ISBN 978-0-06-285189-5
Disclaimer: I received a free review copy of this title from the publisher.
“But this is a story of love, not just murder, though I know that’s not the kind of story you’re expecting. In truth, no one expects any kind of story from a woman like me. No doubt you think this will be one of those slave histories, all sugared over with misery and despair. But who’d want to read one of those?”
Frances Langton was born on a sugar estate in Jamaica, the property of a depraved scientist who gave her his name, and educated her for his own ends. But The Confessions of Frannie Langton is the story of Frances’ free life in London, and how she came to be accused of murdering her employers, George and Marguerite Benham, to whom she was given by her former master, though in London she is technically free. The Mulatta Murderess is a broadsheet sensation, the talk of London, the boogieman in the Old Bailey, but Frannie is a woman determined to tell her own story, and to be seen as a real person, one who loved and was loved, and paid a terrible price for daring to reach above her station.

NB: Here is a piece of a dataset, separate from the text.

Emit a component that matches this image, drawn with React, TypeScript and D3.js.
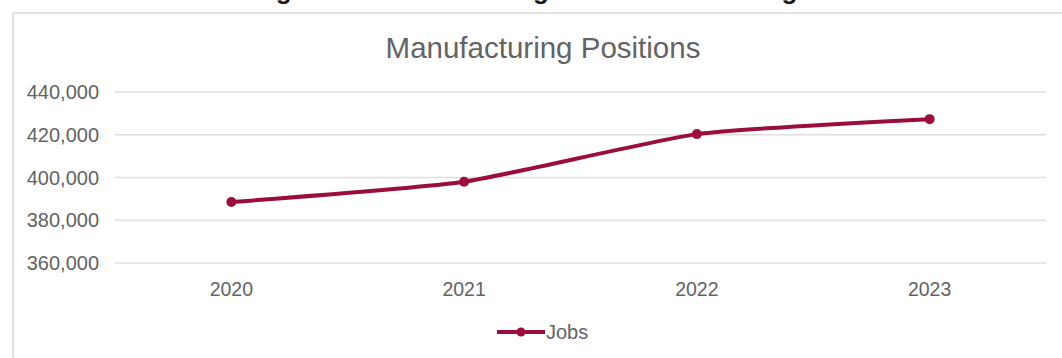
import React from "react";
import * as d3 from "d3";

const years = ["2020", "2021", "2022", "2023"];
const jobs = [388500, 398000, 420300, 427300];
const yTicks = [360000, 380000, 400000, 420000, 440000];
const chartTitle = "Manufacturing Positions";
const figureTitle = "Figure 4: Manufacturing Positions in Chicago";
const seriesName = "Jobs";

const W = 1062;
const H = 358;
const color = "#9B0D3F";
const textColor = "#636363";
const font = "'Liberation Sans', Arial, sans-serif";

export default function App() {
  const x = d3.scaleBand<string>().domain(years).range([115, 1046]);
  const y = d3.scaleLinear().domain([360000, 440000]).range([263, 92]);
  const cx = (d: string) => (x(d) as number) + x.bandwidth() / 2;
  const line = d3
    .line<number>()
    .x((_, i) => cx(years[i]))
    .y((d) => y(d))
    .curve(d3.curveCardinal.tension(0.5));
  return (
    <svg
      width={W}
      height={H}
      style={{ position: "absolute", left: 0, top: 0, background: "#fff" }}
      fontFamily={font}
    >
      <text x={533} y={-1} textAnchor="middle" fontSize={26} fontWeight="bold" fill="#111">
        {figureTitle}
      </text>
      <rect x={13} y={13} width={1070} height={360} fill="#fff" stroke="#D9D9D9" strokeWidth={1.5} />
      <text x={543} y={58} textAnchor="middle" fontSize={29.5} fill={textColor}>
        {chartTitle}
      </text>
      {yTicks.map((t) => (
        <g key={t}>
          <line x1={115} x2={1046} y1={y(t)} y2={y(t)} stroke="#DEDEDE" strokeWidth={1.5} />
          <text x={99} y={y(t)} dy="0.36em" textAnchor="end" fontSize={20} fill={textColor}>
            {d3.format(",")(t)}
          </text>
        </g>
      ))}
      {years.map((yr) => (
        <text key={yr} x={cx(yr)} y={296} textAnchor="middle" fontSize={19.5} fill={textColor}>
          {yr}
        </text>
      ))}
      <path d={line(jobs) || ""} fill="none" stroke={color} strokeWidth={4} strokeLinecap="round" />
      {jobs.map((v, i) => (
        <circle key={i} cx={cx(years[i])} cy={y(v)} r={5} fill={color} />
      ))}
      <line x1={497} x2={545} y1={332} y2={332} stroke={color} strokeWidth={4} />
      <circle cx={521} cy={332} r={4.5} fill={color} />
      <text x={546} y={332} dy="0.36em" fontSize={20} fill={textColor}>
        {seriesName}
      </text>
    </svg>
  );
}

The frame narrative finds the former slave known as Frances Langton in her cell at Newgate prison, furtively scribbling her “confessions” to her lawyer, whom she addresses as “you.” The lawyer has begged her to give him something—anything—that will help him in his defense of her, for to this point she has maintained that she remembers nothing of the night the Benhams were murdered. But Frances has her own ideas about the story she wants to tell, and she will not pander to the judge, the jury, or anyone else. Newspaper clippings, court transcriptions, and extracts from the diary of George Benham are interspersed between her chapters so that we see Frances largely through her own eyes, but occasionally catch glimpses of how she was seen by those around her.
By far the strongest feature of the novel is Frances’ voice. She is an avid reader, and that love of language seeps into her own writing, colouring her descriptions and insights. She is a keen observer, though she often deludes herself in the matter of love, losing sight of that which would normally be obvious to her keen intellect. “Sometimes I picture all that reading and writing as something packed inside me. Dangerous as gunpowder. Where has it got me, in the end?” she laments. She wants to be seen, but every time she reveals her true self, she is forcibly reminded that “there are many who find an educated black more threatening than a savage one.”

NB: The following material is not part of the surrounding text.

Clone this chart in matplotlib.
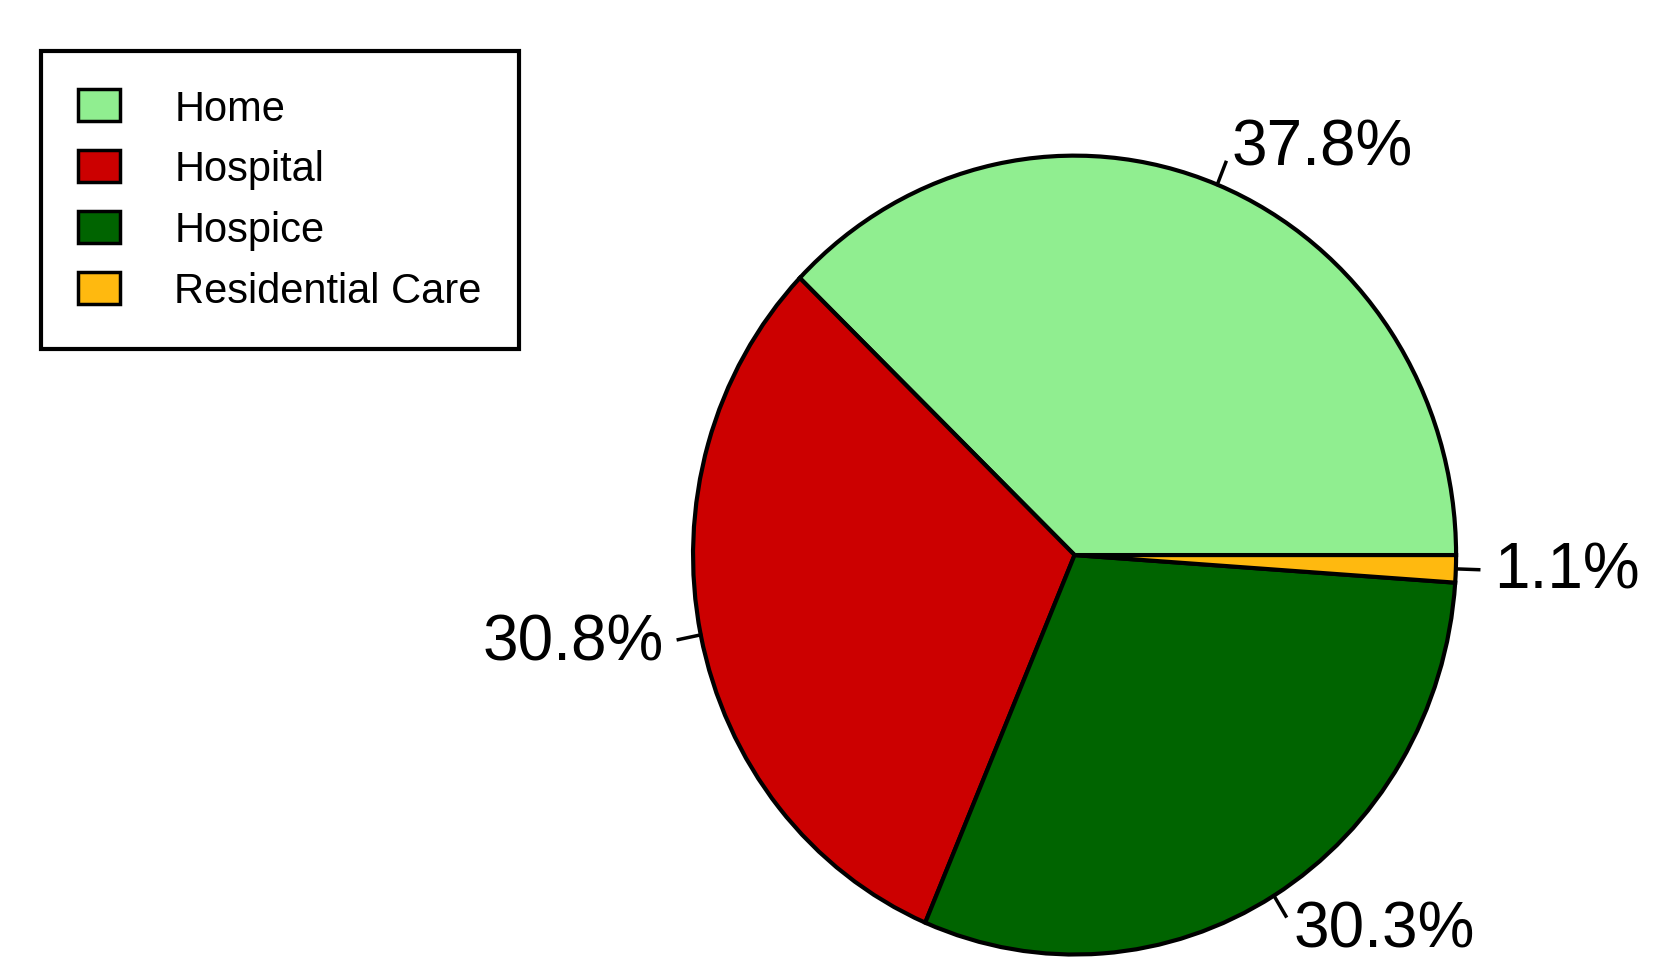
import numpy as np
import matplotlib
matplotlib.use("Agg")
import matplotlib.pyplot as plt

plt.rcParams['font.family'] = ['Liberation Sans', 'DejaVu Sans']

# Données
categories = ["Home", "Hospital", "Hospice", "Residential Care"]
valeurs = [37.8, 30.8, 30.3, 1.1]
couleurs = ["#90EE90", "#CC0000", "#006400", "#FFB90F"]

fig = plt.figure(figsize=(16.66, 9.79), dpi=100)
ax = fig.add_axes([0.416, 0.024, 0.458, 0.816])

wedges, _ = ax.pie(valeurs, colors=couleurs, startangle=0, counterclock=True,
                   wedgeprops=dict(edgecolor="black", linewidth=3))
ax.set_aspect("auto")

# Étiquettes extérieures avec petits traits
total = sum(valeurs)
cumul = 0
for v in valeurs:
    milieu = np.deg2rad(360 * (cumul + v / 2) / total)
    cumul += v
    c, s = np.cos(milieu), np.sin(milieu)
    ax.plot([1.0 * c, 1.06 * c], [1.0 * s, 1.06 * s], color="black", lw=2.5, clip_on=False)
    ha = "left" if c > 0.05 else ("right" if c < -0.05 else "center")
    ax.text(1.1 * c, 1.1 * s, "{0}%".format(v), ha=ha, va="center", fontsize=46)

ax.set_xlim(-1, 1)
ax.set_ylim(-1, 1)

leg = fig.legend(wedges, categories, loc="upper left", bbox_to_anchor=(0.012, 0.968),
                 fontsize=30, frameon=True, fancybox=False, edgecolor="black",
                 framealpha=1, handlelength=1.0, handleheight=0.8, handletextpad=1.3,
                 labelspacing=0.5, borderpad=0.9)
leg.get_frame().set_linewidth(3)
for h in leg.legend_handles:
    h.set_linewidth(2.5)

fig.savefig("out.png", dpi=100)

Frances consciously writes back against the slave narrative, the formulaic accounts peddled by abolitionists and anti-slavers to further their cause. “What no one will admit about the anti-slavers is that they’ve all got a slaver’s appetite for misery, even if they want to do different things with it,” she warns. Collins nods to the real slave narratives of the period, naming one of the characters Olaudah, in reference to Olaudah Equiano, and Frances takes her name from Francis Barber. But Frannie is determined to write her own story on her own terms, even if “most publishers can’t see past their noses. Probably not far enough to see a woman like me.” She spends little time on her slave upbringing in Jamaica, focusing instead on her fate after her owner brought her to London and turned her over to fellow scientist George Benham. But it is Mrs. Benham who becomes the centre of Frannie’s world, bright and shining, but also eccentric and troubled, descending further into laudanum addiction every day.

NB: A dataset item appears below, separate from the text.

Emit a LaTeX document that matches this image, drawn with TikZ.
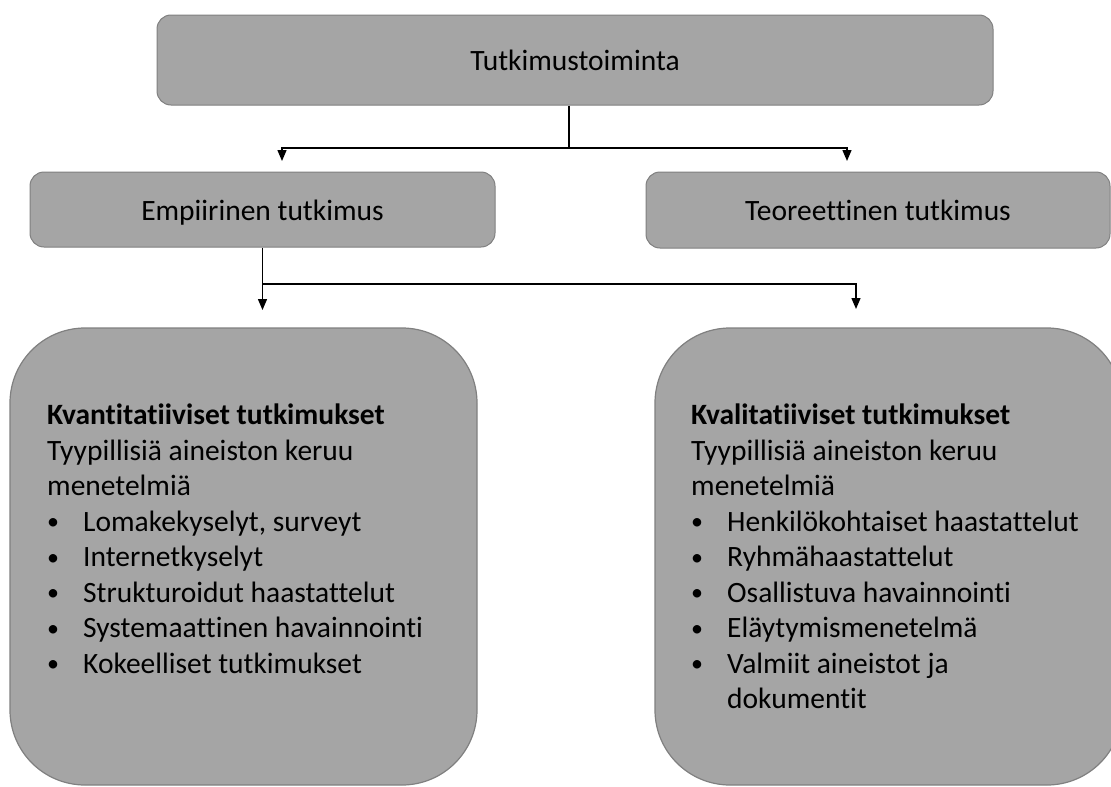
\documentclass[tikz,border=0pt]{standalone}
\usepackage{fontspec}
\setmainfont{Carlito}[Ligatures=NoCommon]
\usepackage{tikz}
\usetikzlibrary{arrows.meta, positioning, calc}
\definecolor{laatikko}{RGB}{165,165,165}
\definecolor{reuna}{RGB}{128,128,128}
\newcommand{\kohta}[1]{\makebox[36pt][l]{\hspace{0pt}\raisebox{1.5pt}{\fontsize{24}{24}\selectfont\textbullet}}#1}

\begin{document}
\begin{tikzpicture}[x=1pt, y=-1pt,
   box/.style={draw=reuna, fill=laatikko, line width=1pt, rounded corners=14pt,
               inner sep=0pt, text height=21pt, text depth=0pt,
               font=\fontsize{29.5}{35}\selectfont},
   iso/.style={box, rounded corners=75pt, line width=1.2pt},
   teksti/.style={anchor=north west, align=left, inner sep=0pt,
                  font=\fontsize{29.5}{35.5}\selectfont},
   arr/.style={-{Triangle[length=11pt, width=9pt]}, line width=1.4pt}]

  \useasboundingbox (0,0) rectangle (1111,787);

  % ylin taso
  \node[box, minimum width=836pt, minimum height=90pt] (tutk) at (575,60) {Tutkimustoiminta};

  % toinen taso
  \node[box, minimum width=465pt, minimum height=75pt] (empi) at (262.5,209.5) {Empiirinen tutkimus};
  \node[box, minimum width=464pt, minimum height=76pt] (teor) at (878,210) {Teoreettinen tutkimus};

  % alimmat laatikot
  \node[iso, minimum width=467pt, minimum height=457pt] (kvanti) at (243.5,556.5) {};
  \node[iso, minimum width=467pt, minimum height=457pt] (kvali) at (888.5,556.5) {};

  \node[teksti] (kvantiteksti) at (47,404) {\textbf{Kvantitatiiviset tutkimukset}\\
    Tyypillisiä aineiston keruu\\
    menetelmiä\\
    \kohta{Lomakekyselyt, surveyt}\\
    \kohta{Internetkyselyt}\\
    \kohta{Strukturoidut haastattelut}\\
    \kohta{Systemaattinen havainnointi}\\
    \kohta{Kokeelliset tutkimukset}};
  \node[teksti] (kvaliteksti) at (691,404) {\textbf{Kvalitatiiviset tutkimukset}\\
    Tyypillisiä aineiston keruu\\
    menetelmiä\\
    \kohta{Henkilökohtaiset haastattelut}\\
    \kohta{Ryhmähaastattelut}\\
    \kohta{Osallistuva havainnointi}\\
    \kohta{Eläytymismenetelmä}\\
    \kohta{Valmiit aineistot ja}\\
    \hspace{36pt}dokumentit};

  % yhdistäjät
  \coordinate (j1) at (569,148);
  \coordinate (a1) at (282,161);
  \coordinate (a2) at (847,161);
  \coordinate (j2) at (262.5,284);
  \coordinate (b1) at (262.5,310);
  \coordinate (b2) at (856,309);

  \draw[line width=1.4pt] (tutk.south -| j1) -- (j1);
  \draw[arr] (j1) -| (a1);
  \draw[arr] (j1) -| (a2);
  \draw[arr] (empi.south) -- (b1);
  \draw[arr] (j2) -| (b2);
\end{tikzpicture}
\end{document}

Although framed by a murder mystery, the novel is, at heart, a tragic gothic romance. Frannie’s greatest defense also condemns her. “I never would have done what they say I’ve done, to Madame, because I loved her. Yet they say I must be put to death for it, and they want me to confess. But how can I confess what I don’t believe I’ve done,” she opens the book. And it is here her heart remains throughout the story, leading towards the inevitable tragedy, and final revelation of her trial.